There's no one-size-fits-all answer, but a common mistake is going too big. For most individual investors, even if you're very bullish, keeping a single stock like Tesla below 5% of your total portfolio is prudent. It allows you to benefit from upside without ruining your finances if the moonshot bets fail. If you're just starting out and this is a "learn by doing" play, even 1-2% is enough to make you pay attention to the news and financials.
What's a bigger risk to Tesla: competition or Elon Musk himself?
In the short term (1-2 years), competition is the tangible, measurable risk. It's directly impacting margins and market share. In the long term, Elon Musk is the existential risk and opportunity. His vision drives the company into new frontiers (AI, robotics), but his unpredictability and divided focus could lead to strategic missteps or a crisis of confidence that a traditional CEO wouldn't create. Most analysts focus on the competition risk; I think the leadership concentration risk is under-discussed.

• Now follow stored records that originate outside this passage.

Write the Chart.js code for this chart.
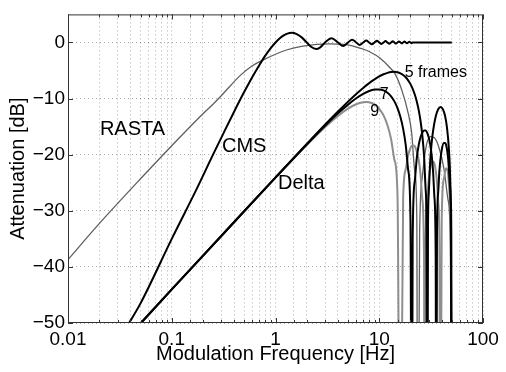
<!DOCTYPE html>
<html>
<head>
<meta charset="utf-8">
<script src="https://cdn.jsdelivr.net/npm/chart.js@4/dist/chart.umd.min.js"></script>
<style>
  html, body { margin: 0; padding: 0; background: #fff; }
  canvas { display: block; }
</style>
</head>
<body>
<canvas id="chart" width="506" height="372"></canvas>
<script>
// Modülasyon frekansı [Hz] ve zayıflama [dB] değerleri
const rastaFreq = [0.01, 0.02, 0.05, 0.1, 0.2, 0.25, 0.3, 0.364, 0.45, 0.593, 0.763, 1.0, 1.3, 1.73, 2.5, 3.35, 4.5, 5.5, 6.5, 8.15, 10.2, 12.7, 14.2, 16.5, 19, 20.5, 22, 23, 23.5, 24.5, 26, 28, 31, 34, 38, 42, 46, 48.5, 50];
const rastaDb = [-38.7, -32.3, -24.3, -18.4, -12.7, -11.0, -9.5, -7.8, -6.0, -4.2, -3.1, -2.1, -1.3, -0.75, -0.35, -0.25, -0.35, -0.6, -1.0, -1.7, -2.8, -4.5, -5.6, -8.5, -12.6, -16, -23, -31, -90, -34, -24, -19, -16.8, -17, -19, -22.5, -28, -36, -90];

const cmsFreq = [0.036, 0.05, 0.1, 0.174, 0.25, 0.3, 0.4, 0.5, 0.6, 0.7, 0.8, 0.9, 1.0, 1.1, 1.2, 1.3, 1.43, 1.6, 1.8, 2.0, 2.2, 2.46, 2.7, 3.0, 3.47, 4.0, 4.48, 5.0, 5.48, 6.0, 6.49, 7.0, 7.49, 8.0, 8.49, 9.0, 9.5, 10, 10.5, 11, 11.5, 12, 12.5, 13, 13.5, 14, 14.5, 15, 15.5, 16, 16.5, 17, 17.5, 18, 18.5, 19, 19.5, 20, 20.5, 21, 50];
const cmsDb = [-51, -46.5, -35, -26.1, -20.0, -17.0, -12.3, -8.8, -6.1, -4.0, -2.3, -1.0, 0, 0.74, 1.26, 1.57, 1.71, 1.5, 0.86, 0, -0.77, -1.18, -0.87, 0, 0.76, 0, -0.64, 0, 0.49, 0, -0.44, 0, 0.36, 0, -0.33, 0, 0.29, 0, -0.27, 0, 0.24, 0, -0.22, 0, 0.2, 0, -0.19, 0, 0.18, 0, -0.17, 0, 0.16, 0, -0.15, 0, 0.14, 0, -0.13, 0, 0];

const delta5Freq = [0.045, 0.1, 0.3, 1, 2, 3, 4, 5, 6, 7, 8, 9, 10, 11, 12, 13, 14, 15, 16, 17, 18, 19, 20, 21, 22, 23, 24, 25, 26, 27, 28, 28.5, 29.02, 29.5, 30, 31, 32, 33, 35, 37, 39, 41, 43, 45, 47, 48, 49, 49.5, 50];
const delta5Db = [-51.0, -44.0, -34.5, -24.05, -18.1, -14.67, -12.31, -10.55, -9.18, -8.1, -7.25, -6.58, -6.05, -5.67, -5.42, -5.27, -5.24, -5.32, -5.5, -5.8, -6.21, -6.75, -7.43, -8.26, -9.28, -10.52, -12.05, -14.0, -16.5, -20.1, -26.2, -32.1, -90, -33.1, -26.95, -21.1, -17.9, -15.8, -13.2, -11.9, -11.5, -11.88, -13.03, -15.22, -19.19, -22.6, -28.5, -34.5, -90];

const delta7Freq = [0.045, 0.1, 0.3, 1, 2, 3, 4, 5, 6, 7, 8, 9, 10, 11, 12, 13, 14, 15, 16, 17, 18, 19, 20, 20.6, 21, 22, 23, 24, 25, 26, 27, 28, 29, 30, 31, 32, 33, 34, 35, 35.4, 36, 37, 38, 40, 42, 43, 44, 46, 48, 49, 50];
const delta7Db = [-51.0, -44.0, -34.5, -24.08, -18.18, -14.86, -12.64, -11.08, -9.95, -9.17, -8.66, -8.4, -8.37, -8.55, -8.96, -9.6, -10.5, -11.7, -13.3, -15.4, -18.3, -22.7, -31.7, -90, -34.8, -24.7, -20.6, -18.3, -16.9, -16.1, -15.7, -15.7, -16.1, -16.95, -18.2, -20.1, -22.9, -27.5, -38.5, -90, -34.9, -26.7, -22.9, -19.2, -17.9, -17.9, -18.2, -20.4, -25.6, -31.5, -90];

const delta9Freq = [0.045, 0.1, 0.3, 1, 2, 3, 4, 5, 6, 7, 7.5, 8, 9, 10, 11, 12, 13, 14, 15, 15.9, 17, 18, 19, 20, 21, 22, 23, 24, 25, 26, 27, 27.4, 28, 29, 30, 31, 32, 33, 34, 35, 36, 37, 38, 38.8, 40, 42, 44, 46, 48, 49, 50];
const delta9Db = [-51.0, -44.0, -34.5, -24.1, -18.29, -15.11, -13.09, -11.8, -11.01, -10.65, -10.61, -10.67, -11.05, -11.82, -13.0, -14.75, -17.2, -20.9, -27.3, -90, -27.6, -22.6, -20.1, -18.8, -18.3, -18.5, -19.4, -20.9, -23.5, -27.9, -38.2, -90, -36.5, -28.0, -24.4, -22.4, -21.4, -21.2, -21.6, -22.8, -24.8, -28.4, -35.6, -90, -31.4, -24.3, -22.4, -23.4, -28.0, -33.7, -90];

const xTickLabels = ['0.01', '0.1', '1', '10', '100'];

const FONT = "'Liberation Sans', Arial, Helvetica, sans-serif";

function toPoints(freqs, values) {
  return freqs.map((f, i) => ({ x: f, y: values[i] }));
}

function isDecade(v) {
  const l = Math.log10(v);
  return Math.abs(l - Math.round(l)) < 1e-6;
}

function series(label, freqs, values, color, width) {
  return {
    label: label,
    data: toPoints(freqs, values),
    borderColor: color,
    backgroundColor: color,
    borderWidth: width,
    pointRadius: 0,
    fill: false,
    cubicInterpolationMode: 'monotone',
    clip: 0
  };
}

// Eğri üzerindeki yazılar (veri koordinatlarında, sol-alt taban çizgisi)
const notes = [
  { text: 'RASTA', f: 0.0203, db: -16.5, size: 20 },
  { text: 'CMS', f: 0.305, db: -19.5, size: 20 },
  { text: 'Delta', f: 1.057, db: -26.1, size: 20 },
  { text: '5 frames', f: 17.6, db: -6.2, size: 16 },
  { text: '7', f: 10.1, db: -10.0, size: 16 },
  { text: '9', f: 8.2, db: -13.1, size: 16 }
];

const notesPlugin = {
  id: 'notes',
  afterDatasetsDraw(chart) {
    const { ctx, scales: { x, y } } = chart;
    ctx.save();
    ctx.fillStyle = '#000';
    ctx.textAlign = 'left';
    ctx.textBaseline = 'alphabetic';
    notes.forEach(n => {
      ctx.font = n.size + 'px ' + FONT;
      ctx.fillText(n.text, x.getPixelForValue(n.f), y.getPixelForValue(n.db));
    });
    ctx.restore();
  }
};

// MATLAB tarzı çerçeve ve içe dönük tik işaretleri
const framePlugin = {
  id: 'frame',
  afterDraw(chart) {
    const { ctx, chartArea: { left, right, top, bottom }, scales: { x, y } } = chart;
    ctx.save();
    ctx.strokeStyle = '#333';
    ctx.lineWidth = 1;
    ctx.beginPath();
    x.ticks.forEach(t => {
      const px = Math.round(x.getPixelForValue(t.value)) + 0.5;
      const len = isDecade(t.value) ? 5 : 3;
      ctx.moveTo(px, bottom); ctx.lineTo(px, bottom - len);
      ctx.moveTo(px, top); ctx.lineTo(px, top + len);
    });
    y.ticks.forEach(t => {
      const py = Math.round(y.getPixelForValue(t.value)) + 0.5;
      ctx.moveTo(left, py); ctx.lineTo(left + 5, py);
      ctx.moveTo(right, py); ctx.lineTo(right - 5, py);
    });
    ctx.stroke();
    ctx.strokeRect(left + 0.5, top + 0.5, right - left - 1, bottom - top - 1);
    ctx.restore();
  }
};

new Chart(document.getElementById('chart'), {
  type: 'line',
  data: {
    // İlk veri kümesi en üstte çizilir: siyah eğriler öne
    datasets: [
      series('Delta 5', delta5Freq, delta5Db, '#000', 2),
      series('Delta 7', delta7Freq, delta7Db, '#000', 2),
      series('CMS', cmsFreq, cmsDb, '#000', 2),
      series('Delta 9', delta9Freq, delta9Db, '#8e8e8e', 2),
      series('RASTA', rastaFreq, rastaDb, '#5f5f5f', 1.3)
    ]
  },
  options: {
    responsive: false,
    animation: false,
    devicePixelRatio: 1,
    layout: { padding: { top: 5, right: 23, bottom: 0, left: 0 } },
    plugins: {
      legend: { display: false },
      tooltip: { enabled: false }
    },
    scales: {
      x: {
        type: 'logarithmic',
        min: 0.01,
        max: 100,
        grid: { color: 'rgba(0,0,0,0.32)', lineWidth: 1, drawTicks: false },
        border: { display: false, dash: [1, 3] },
        ticks: {
          autoSkip: false,
          maxRotation: 0,
          padding: 5,
          color: '#000',
          font: { family: FONT, size: 19 },
          callback: function(value) {
            if (!isDecade(value)) return '';
            const idx = Math.round(Math.log10(value)) + 2;
            return xTickLabels[idx];
          }
        },
        title: {
          display: true,
          text: 'Modulation Frequency [Hz]',
          color: '#000',
          font: { family: FONT, size: 20 },
          padding: { top: 0, bottom: 6 }
        },
        afterFit: (scale) => { scale.height = 49; }
      },
      y: {
        min: -50,
        max: 5,
        grid: { color: 'rgba(0,0,0,0.32)', lineWidth: 1, drawTicks: false },
        border: { display: false, dash: [1, 3] },
        ticks: {
          stepSize: 10,
          padding: 3,
          color: '#000',
          font: { family: FONT, size: 19 },
          callback: function(value) {
            return value < 0 ? '\u2212' + Math.abs(value) : String(value);
          }
        },
        afterBuildTicks: (scale) => {
          scale.ticks = scale.ticks.filter(t => t.value <= 0);
        },
        title: {
          display: true,
          text: 'Attenuation [dB]',
          color: '#000',
          font: { family: FONT, size: 20 },
          padding: { top: 6, bottom: 0 }
        },
        afterFit: (scale) => { scale.width = 68; }
      }
    }
  },
  plugins: [notesPlugin, framePlugin]
});
</script>
</body>
</html>
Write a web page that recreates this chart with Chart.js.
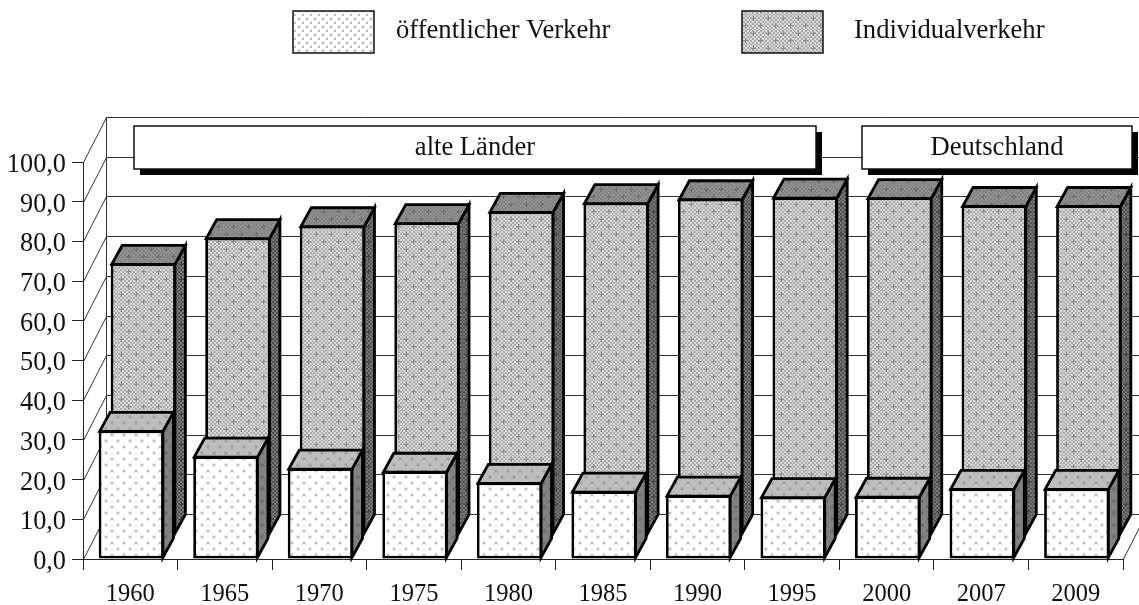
<!DOCTYPE html>
<html>
<head>
<meta charset="utf-8">
<title>Modal Split</title>
<script src="https://cdn.jsdelivr.net/npm/chart.js@4"></script>
<style>
    html, body { margin: 0; padding: 0; background: #fff; }
    canvas { display: block; }
</style>
</head>
<body>
<canvas id="chart" width="1139" height="605"></canvas>
<script>
// Daten
const years = ['1960', '1965', '1970', '1975', '1980', '1985', '1990', '1995', '2000', '2007', '2009'];
const publicTransport = [32.4, 25.9, 22.9, 22.1, 19.3, 17.1, 16.1, 15.7, 15.8, 17.8, 17.8];
const privateTransport = [68.4, 74.9, 77.9, 78.7, 81.5, 83.7, 84.7, 85.1, 85.0, 83.0, 83.0];
const yTickLabels = ['0,0', '10,0', '20,0', '30,0', '40,0', '50,0', '60,0', '70,0', '80,0', '90,0', '100,0'];
const legendLabels = ['öffentlicher Verkehr', 'Individualverkehr'];

const FONT = '"Liberation Serif", "Times New Roman", serif';

// Muster: Grundfläche + versetzte Punkte
function dotPattern(base, dot, halo, size) {
    const c = document.createElement('canvas');
    c.width = c.height = size;
    const g = c.getContext('2d');
    g.fillStyle = base;
    g.fillRect(0, 0, size, size);
    [[2, 2], [2 + size / 2, 2 + size / 2]].forEach(([x, y]) => {
        g.fillStyle = halo;
        g.fillRect(x - 1, y - 1, 4, 4);
        g.fillStyle = dot;
        g.fillRect(x, y, 2, 2);
    });
    return g.createPattern(c, 'repeat');
}

// Muster: feines Schachbrett + versetzte Kreuze
function plusPattern(light, dark, plus) {
    const c = document.createElement('canvas');
    c.width = c.height = 15;
    const g = c.getContext('2d');
    for (let y = 0; y < 15; y++) {
        for (let x = 0; x < 15; x++) {
            g.fillStyle = (Math.floor(x / 2) + Math.floor(y / 2)) % 2 ? dark : light;
            g.fillRect(x, y, 1, 1);
        }
    }
    g.fillStyle = plus;
    [[3, 3], [10, 10]].forEach(([x, y]) => {
        g.fillRect(x - 2, y, 5, 1);
        g.fillRect(x, y - 2, 1, 5);
    });
    return g.createPattern(c, 'repeat');
}

const frontFace = dotPattern('#ffffff', '#bcbcbc', '#ececec', 12);
const frontTop = dotPattern('#bdbdbd', '#9e9e9e', '#b2b2b2', 12);
const frontSide = dotPattern('#828282', '#6c6c6c', '#787878', 12);
const legendFront = dotPattern('#ffffff', '#c0c0c0', '#ededed', 8);
const backFace = plusPattern('#d8d8d8', '#acacac', '#8e8e8e');
const backTop = plusPattern('#909090', '#828282', '#6e6e6e');
const backSide = plusPattern('#7a7a7a', '#505050', '#444444');

// Räumliche Versätze (Rückwand, Reihen, Balkentiefe)
const WALL = { dx: 23, dy: 45 };
const ROWS = [
    { dx: 1, dy: 0, top: frontTop, side: frontSide },
    { dx: 13, dy: 24, top: backTop, side: backSide }
];
const BAR_DEPTH = { dx: 10.5, dy: 19 };
const BORDER = 2.8;

function poly(ctx, pts, fill) {
    ctx.beginPath();
    pts.forEach(([x, y], i) => (i ? ctx.lineTo(x, y) : ctx.moveTo(x, y)));
    ctx.closePath();
    ctx.fillStyle = fill;
    ctx.fill();
    ctx.stroke();
}

// Rückwand und Bodenlinien
const wallPlugin = {
    id: 'wall',
    beforeDatasetsDraw(chart) {
        const { ctx, scales: { x, y }, chartArea, width } = chart;
        ctx.save();
        ctx.strokeStyle = '#333';
        ctx.lineWidth = 1;
        y.ticks.forEach(t => {
            const py = Math.round(y.getPixelForValue(t.value)) + 0.5;
            ctx.beginPath();
            ctx.moveTo(chartArea.left + 0.5, py);
            ctx.lineTo(chartArea.left + WALL.dx + 0.5, py - WALL.dy);
            ctx.lineTo(width, py - WALL.dy);
            ctx.stroke();
        });
        ctx.beginPath();
        ctx.moveTo(chartArea.left + WALL.dx + 0.5, y.getPixelForValue(0) - WALL.dy);
        ctx.lineTo(chartArea.left + WALL.dx + 0.5, y.getPixelForValue(100) - WALL.dy);
        ctx.moveTo(chartArea.right + 0.5, y.getPixelForValue(0));
        ctx.lineTo(chartArea.right + WALL.dx + 0.5, y.getPixelForValue(0) - WALL.dy);
        ctx.stroke();
        ctx.restore();
    }
};

// Balken räumlich zeichnen: Reihe versetzen, Deckel und Seite ergänzen
const depthPlugin = {
    id: 'depth',
    beforeDatasetDraw(chart, args) {
        const { ctx } = chart;
        const row = ROWS[args.index];
        ctx.save();
        ctx.translate(row.dx, -row.dy);
        ctx.strokeStyle = '#000';
        ctx.lineWidth = BORDER;
        ctx.lineJoin = 'miter';
        args.meta.data.forEach(bar => {
            const l = bar.x - bar.width / 2 + 1;
            const r = bar.x + bar.width / 2 - 1;
            const t = bar.y + 1;
            const b = bar.base - 1;
            poly(ctx, [[r, t], [r + BAR_DEPTH.dx, t - BAR_DEPTH.dy], [r + BAR_DEPTH.dx, b - BAR_DEPTH.dy], [r, b]], row.side);
            poly(ctx, [[l, t], [r, t], [r + BAR_DEPTH.dx, t - BAR_DEPTH.dy], [l + BAR_DEPTH.dx, t - BAR_DEPTH.dy]], row.top);
        });
    },
    afterDatasetDraw(chart) {
        chart.ctx.restore();
    }
};

// Beschriftungsfelder und Legende
const notes = [
    { text: 'alte Länder', left: 134, right: 816 },
    { text: 'Deutschland', left: 862, right: 1132 }
];
const legendSpots = [
    { box: 293, text: 396, fill: legendFront },
    { box: 742, text: 854, fill: backFace }
];

const labelsPlugin = {
    id: 'labels',
    afterDraw(chart) {
        const { ctx } = chart;
        ctx.save();
        ctx.font = '26.6px ' + FONT;
        ctx.textBaseline = 'middle';
        notes.forEach(n => {
            ctx.fillStyle = '#000';
            ctx.fillRect(n.left + 6, 132, n.right - n.left, 43);
            ctx.fillStyle = '#fff';
            ctx.strokeStyle = '#111';
            ctx.lineWidth = 1.5;
            ctx.fillRect(n.left, 126, n.right - n.left, 43);
            ctx.strokeRect(n.left, 126, n.right - n.left, 43);
            ctx.fillStyle = '#111';
            ctx.textAlign = 'center';
            ctx.fillText(n.text, (n.left + n.right) / 2, 148);
        });
        ctx.textAlign = 'left';
        chart.data.datasets.forEach((ds, i) => {
            const s = legendSpots[i];
            ctx.fillStyle = s.fill;
            ctx.strokeStyle = '#111';
            ctx.lineWidth = 1.5;
            ctx.fillRect(s.box, 11, 81, 42);
            ctx.strokeRect(s.box, 11, 81, 42);
            ctx.fillStyle = '#111';
            ctx.fillText(ds.label, s.text, 31);
        });
        ctx.restore();
    }
};

new Chart(document.getElementById('chart'), {
    type: 'bar',
    data: {
        labels: years,
        datasets: [
            {
                label: legendLabels[0],
                data: publicTransport,
                backgroundColor: frontFace,
                borderColor: '#000',
                borderWidth: BORDER,
                borderSkipped: false
            },
            {
                label: legendLabels[1],
                data: privateTransport,
                backgroundColor: backFace,
                borderColor: '#000',
                borderWidth: BORDER,
                borderSkipped: false
            }
        ]
    },
    options: {
        responsive: false,
        animation: false,
        layout: { padding: { top: 162, right: 16, left: 0, bottom: 0 } },
        datasets: { bar: { grouped: false, categoryPercentage: 1, barPercentage: 0.69 } },
        plugins: {
            legend: { display: false },
            tooltip: { enabled: false }
        },
        scales: {
            x: {
                afterFit(scale) { scale.height = 46; },
                border: { color: '#222', width: 1 },
                grid: { drawOnChartArea: false, tickLength: 11, color: '#222' },
                ticks: { color: '#111', maxRotation: 0, padding: 10, font: { family: FONT, size: 24.5 } }
            },
            y: {
                min: 0,
                max: 100,
                afterFit(scale) { scale.width = 83; },
                border: { color: '#222', width: 1 },
                grid: { drawOnChartArea: false, tickLength: 11, color: '#222' },
                ticks: {
                    stepSize: 10,
                    color: '#111',
                    padding: 6,
                    labelOffset: 3,
                    font: { family: FONT, size: 26.3 },
                    callback: (v, i) => yTickLabels[i]
                }
            }
        }
    },
    plugins: [wallPlugin, depthPlugin, labelsPlugin]
});
</script>
</body>
</html>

Is the Cybertruck a game-changer or a distraction?
Financially, in the near term, it's likely a distraction. It's a low-volume, complex, expensive-to-manufacture vehicle in a niche segment. It won't move the needle on Tesla's overall delivery numbers like the Model Y does. However, as a brand and technology halo product, it's a game-changer. It reinforces Tesla's image as an innovator, not a follower. It showcases new manufacturing techniques (stainless steel exoskeleton) that could trickle down to future models. Don't buy the stock for Cybertruck sales; buy it (or not) for the engineering culture Cybertruck represents.

Final thought. Investing in Tesla isn't a passive decision. It requires active monitoring of technology, regulation, and one man's ambitions. If that sounds exhausting, maybe your capital is better off elsewhere. If it sounds exciting, you might have found your stock. Just know exactly what you're buying.